Dell said the agreement values its equity at between $61.1 billion and $70.1 billion, more than twice the value of the $24.9 billion deal that founder and Chief Executive Officer Michael Dell and buyout firm Silver Lake clinched to take the company private in 2013.

The transaction will allow Dell to bypass the traditional IPO process, which would likely have involved grilling by stock market investors over Dell's $52.7 billion debt pile.

It also means Dell will not have to raise any new money, because it will pay for the deal by issuing new shares and with a $9 billion dividend it will receive from VMware.

Going public gives Michael Dell and Silver Lake the option to eventually sell down their stakes, even as they affirmed on Monday that they had no plans to do so. Following the deal, Michael Dell will own 47 percent to 54 percent of the combined company, while Silver Lake will own between 16 percent and 18 percent.

A new public security will give Dell currency it can use to pay for acquisitions beyond cash. The security that Dell is buying back is a so-called tracking stock tied to its 81 percent economic stake in VMware. VMware specializes in virtualisation, which allows multiple systems and applications to run at the same time on the same server, something can cut companies' IT costs.

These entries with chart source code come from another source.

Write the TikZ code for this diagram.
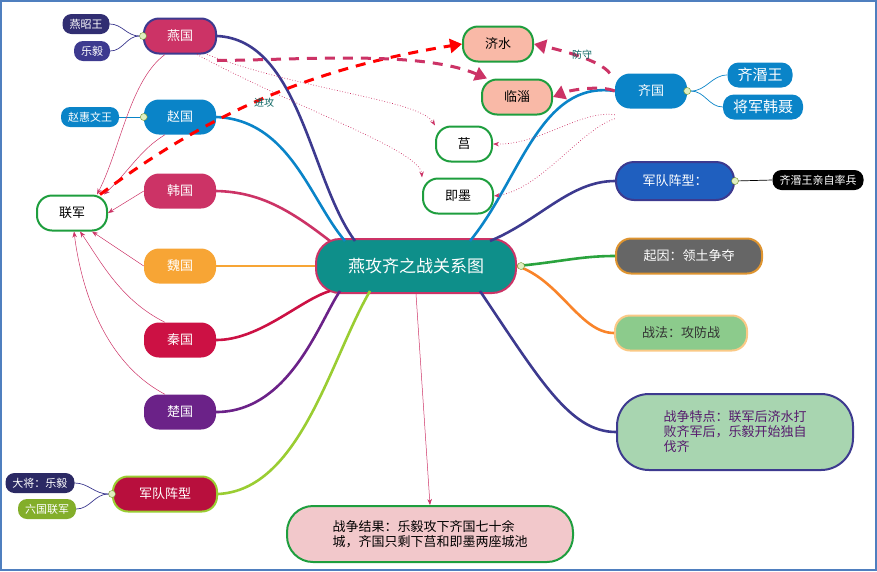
\documentclass[tikz,border=0pt]{standalone}
\usepackage{fontspec}
\newfontfamily\cjk{Noto Sans CJK SC}
\usetikzlibrary{arrows.meta}
\definecolor{yanmag}{HTML}{CC3366}
\definecolor{navy}{HTML}{3D3A8F}
\definecolor{zhaoblue}{HTML}{0A84C8}
\definecolor{weiorg}{HTML}{F7A535}
\definecolor{qinred}{HTML}{CC1144}
\definecolor{chupur}{HTML}{6B2288}
\definecolor{lime}{HTML}{9ACD32}
\definecolor{teal2}{HTML}{0E8F8A}
\definecolor{salm}{HTML}{F9B9A7}
\definecolor{grn}{HTML}{1E9E3E}
\tikzset{
  box/.style={rounded corners=15pt,minimum height=35pt,inner xsep=10pt,text=white,font=\cjk\fontsize{13}{15}\selectfont},
  leaf/.style={rounded corners=9pt,minimum height=20pt,inner xsep=7pt,text=white,font=\cjk\fontsize{11}{13}\selectfont},
  place/.style={box,draw=grn,line width=2pt,text=black,minimum width=70pt},
  branch/.style={line width=2.6pt},
  twig/.style={line width=0.7pt},
  tolian/.style={draw=yanmag,line width=0.5pt,-{Stealth[length=6pt]}},
  dotarr/.style={draw=yanmag,line width=0.7pt,dotted,-{Stealth[length=6pt]}},
  dasharr/.style={line width=3pt,dash pattern=on 10pt off 8pt,-{Triangle[length=12pt,width=14pt]}},
  knob/.style={circle,draw=lime!70!black,fill=lime!30,inner sep=0pt,minimum size=7pt}
}
\begin{document}
\begin{tikzpicture}[x=1pt,y=-1pt]
\useasboundingbox (0,0) rectangle (877,571);
\draw[color={rgb,255:red,79;green,127;blue,191},line width=2pt] (1,1) rectangle (876,570);

% centre
\node[box,fill=teal2,draw=yanmag,line width=2pt,minimum width=200pt,minimum height=54pt,rounded corners=24pt,font=\cjk\fontsize{17}{19}\selectfont] (main) at (416,266) {燕攻齐之战关系图};
\coordinate (mtl) at (345,241);
\coordinate (mtr) at (490,241);
\coordinate (mbl) at (345,291);
\coordinate (mbr) at (480,291);

% left states
\node[box,fill=yanmag,draw=navy,line width=2pt,minimum width=72pt] (yan) at (180,36) {燕国};
\node[box,fill=zhaoblue,minimum width=72pt] (zhao) at (180,117) {赵国};
\node[box,fill=yanmag,minimum width=72pt] (han) at (180,191) {韩国};
\node[box,fill=weiorg,minimum width=72pt] (wei) at (180,266) {魏国};
\node[box,fill=qinred,minimum width=72pt] (qin) at (180,340) {秦国};
\node[box,fill=chupur,minimum width=72pt] (chu) at (180,412) {楚国};
\node[box,fill=qinred!90!black,draw=lime,line width=2pt,minimum width=104pt] (jdl) at (165,494) {军队阵型};
\node[place,fill=white] (lj) at (72,213) {联军};

\node[leaf,fill=navy!80!black] (zw) at (86,24) {燕昭王};
\node[leaf,fill=navy] (ly) at (92,51) {乐毅};
\node[leaf,fill=zhaoblue] (zh) at (90,117) {赵惠文王};
\node[leaf,fill=navy!70!black] (dj) at (40,483) {大将：乐毅};
\node[leaf,fill=lime!85!black] (ll) at (47,509) {六国联军};

% right side
\node[place,fill=salm] (js) at (498,44) {济水};
\node[place,fill=salm] (lz) at (517,97) {临淄};
\node[place,fill=white,minimum width=56pt] (ju) at (464,144) {莒};
\node[place,fill=white] (jm) at (458,196) {即墨};
\node[box,fill=zhaoblue,minimum width=72pt] (qi) at (651,91) {齐国};
\node[box,fill=zhaoblue,rounded corners=11pt,minimum height=25pt,font=\cjk\fontsize{15}{17}\selectfont] (qmw) at (760,75) {齐湣王};
\node[box,fill=zhaoblue,rounded corners=11pt,minimum height=25pt,font=\cjk\fontsize{15}{17}\selectfont] (hn) at (763,107) {将军韩聂};
\node[box,fill={rgb,255:red,31;green,95;blue,191},draw=navy,line width=2pt,minimum width=118pt,minimum height=38pt,rounded corners=18pt] (rjd) at (675,181) {军队阵型：};
\node[leaf,fill=black] (zq) at (818,180) {齐湣王亲自率兵};
\node[box,fill=gray!80!black,draw=weiorg!90!black,line width=2pt,minimum width=146pt] (qy) at (689,256) {起因：领土争夺};
\node[box,fill={rgb,255:red,140;green,203;blue,140},draw=weiorg!60,line width=2pt,text=black!80,minimum width=132pt] (zf) at (681,333) {战法：攻防战};
\node[box,fill={rgb,255:red,168;green,213;blue,176},draw=navy,line width=2pt,text=chupur!80!black,minimum width=236pt,minimum height=76pt,rounded corners=32pt,align=left] (td) at (735,432) {战争特点：联军后济水打\\败齐军后，乐毅开始独自\\伐齐};
\node[box,fill={rgb,255:red,242;green,200;blue,203},draw=grn,line width=2pt,text=black,minimum width=286pt,minimum height=56pt,rounded corners=26pt,align=left] (jg) at (430,534) {战争结果：乐毅攻下齐国七十余\\城，齐国只剩下莒和即墨两座城池};

% branches
\draw[branch,navy] (yan.east) .. controls (300,40) and (310,180) .. ([xshift=10pt]mtl);
\draw[branch,zhaoblue] (zhao.east) .. controls (290,120) and (310,200) .. (mtl);
\draw[branch,yanmag] (han.east) .. controls (260,192) and (290,210) .. ([xshift=-15pt]mtl);
\draw[branch,weiorg] (wei.east) -- (main.west);
\draw[branch,qinred] (qin.east) .. controls (260,340) and (300,300) .. ([xshift=-15pt]mbl);
\draw[branch,chupur] (chu.east) .. controls (290,412) and (320,320) .. ([xshift=-5pt]mbl);
\draw[branch,lime] (jdl.east) .. controls (300,490) and (330,360) .. ([xshift=25pt]mbl);
\draw[branch,zhaoblue] (qi.west) .. controls (540,80) and (520,180) .. ([xshift=-20pt]mtr);
\draw[branch,navy] (rjd.west) .. controls (570,181) and (540,220) .. (mtr);
\draw[branch,grn!90!lime] (main.east) .. controls (560,262) and (580,256) .. (qy.west);
\draw[branch,weiorg!80!red] (main.east) .. controls (560,280) and (580,333) .. (zf.west);
\draw[branch,navy] (mbr) .. controls (540,380) and (570,432) .. (td.west);
\draw[tolian] (main.south) -- (jg.north);

% twigs
\node[knob] (k1) at (yan.west) {}; \node[knob] (k2) at (zhao.west) {};
\node[knob] (k3) at (jdl.west) {}; \node[knob] (k4) at (qi.east) {};
\node[knob] (k5) at (rjd.east) {}; \node[knob,xshift=4pt] (k6) at (main.east) {};
\draw[twig,navy] (k1) to[out=180,in=0] (zw.east); \draw[twig,navy] (k1) to[out=180,in=0] (ly.east);
\draw[twig,zhaoblue] (k2) -- (zh.east);
\draw[twig,navy] (k3) to[out=180,in=0] (dj.east); \draw[twig,navy] (k3) to[out=180,in=0] (ll.east);
\draw[twig,zhaoblue] (k4) to[out=0,in=180] (qmw.west); \draw[twig,zhaoblue] (k4) to[out=0,in=180] (hn.west);
\draw[twig,black] (k5) -- (zq.west);

% to 联军
\draw[tolian] ([xshift=-15pt]yan.south) .. controls (130,80) and (120,150) .. ([xshift=25pt]lj.north);
\draw[tolian] ([xshift=-15pt]zhao.south) .. controls (140,150) and (130,170) .. ([xshift=32pt]lj.north);
\draw[tolian] (han.west) -- (lj.east);
\draw[tolian] (wei.west) -- ([xshift=20pt]lj.south);
\draw[tolian] ([xshift=-15pt]qin.north) .. controls (120,300) and (100,260) .. ([xshift=8pt]lj.south);
\draw[tolian] ([xshift=-15pt]chu.north) .. controls (100,360) and (80,280) .. ([xshift=2pt]lj.south);

% attack / defence
\draw[dasharr,red] ([xshift=28pt]lj.north) .. controls (200,120) and (300,70) .. (js.west);
\node[text=teal2!70!black,font=\cjk\fontsize{10}{12}\selectfont] (jg1) at (264,103) {进攻};
\draw[dasharr,yanmag] ([yshift=-6pt]yan.south east) .. controls (300,60) and (420,50) .. ([xshift=6pt]lz.north west);
\draw[dasharr,yanmag] ([xshift=-5pt]qi.north west) .. controls (600,60) and (560,50) .. (js.east);
\node[text=teal2!70!black,font=\cjk\fontsize{10}{12}\selectfont] (fs1) at (582,55) {防守};
\draw[dasharr,yanmag] (qi.west) .. controls (600,85) and (570,90) .. (lz.east);
\draw[dotarr] ([xshift=-10pt]yan.south east) .. controls (300,90) and (420,100) .. (ju.north west);
\draw[dotarr] ([xshift=-20pt]yan.south east) .. controls (300,110) and (420,150) .. (jm.north west);
\draw[dotarr] ([yshift=-6pt]qi.south west) .. controls (580,110) and (540,145) .. (ju.east);
\draw[dotarr] ([yshift=-10pt]qi.south west) .. controls (580,130) and (540,190) .. (jm.east);
\end{tikzpicture}
\end{document}
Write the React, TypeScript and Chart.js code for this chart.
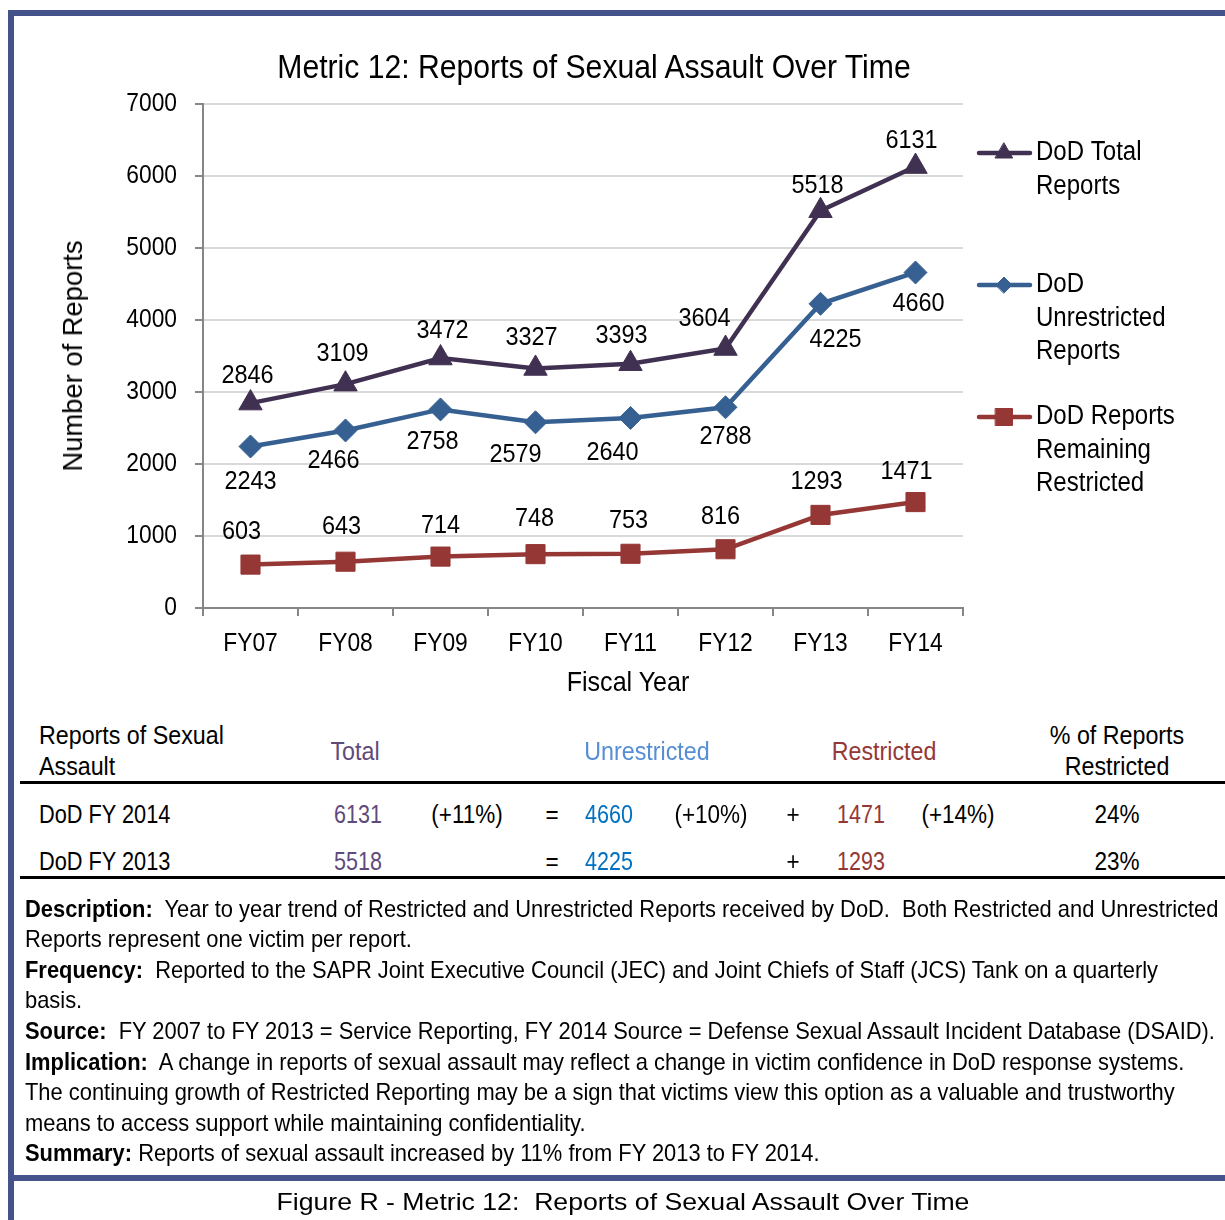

Dell hopes the deal will allow investors to value it more easily, because it will remove the complexity of the tracking stock, according to sources familiar with the company's thinking.

Dell issued the tracking stock in 2016 to buy data storage company EMC Corp for $67 billion, because it could not pay for the deal in cash. EMC owned the majority stake in VMware, which Dell inherited.

Such a security "tracks," or depends, on the financial performance of a specific business unit or operating division of a company rather than the operations of a company as a whole.

Dell will exchange each share of VMware tracking stock for 1.3665 shares of its Class C common stock, or $109 per share in cash, for a total cash consideration of not more than $9 billion.

Dell said it will list its Class C shares on the New York Stock Exchange following the completion of the deal that will eliminate its tracking stock. Following the deal, investors who owned the tracking stock will collectively account for between 20.8 percent and 31 percent of Dell's ownership.

The transaction represents a premium of 28.9 percent to the closing price of the tracking stock on Friday. The stock ended 9 percent higher at $92.20 on Monday. VMware shares rose 10.2 percent to $162.02.

"We believe that this development is positive for VMware shares not only because it avoids the reverse merger scenario, but also because there is the possibility of VMware being taken out by Dell in the future as a 'second step' following this transaction," FBN Securities analyst Shebly Seyrafi wrote in a note.

A STRING OF DEALS

Michael Dell has turned to dealmaking to transform his company from a PC manufacturer into a broader seller of information technology services to businesses, ranging from storage and servers to networking and cyber security.

The strategy is in sharp contrast to that of rival HP Inc, which separated in 2016 from Hewlett Packard Enterprise Co, based on the reasoning that two technology companies focused separately on hardware and services would be more nimble.

Dell's strategy is beginning to pay off, as companies look to one-stop shops to help them manage their IT infrastructure on the cloud. Dell reported consolidated adjusted cash flow of $2.4 billion in its latest quarter, up by a third year-on-year. Its total debt has gone down by $4.6 billion since the EMC deal.

"Dell is a very different company than it was five years or so years ago. And we're seeing tremendous momentum inside the business," Michael Dell told analysts on a conference call.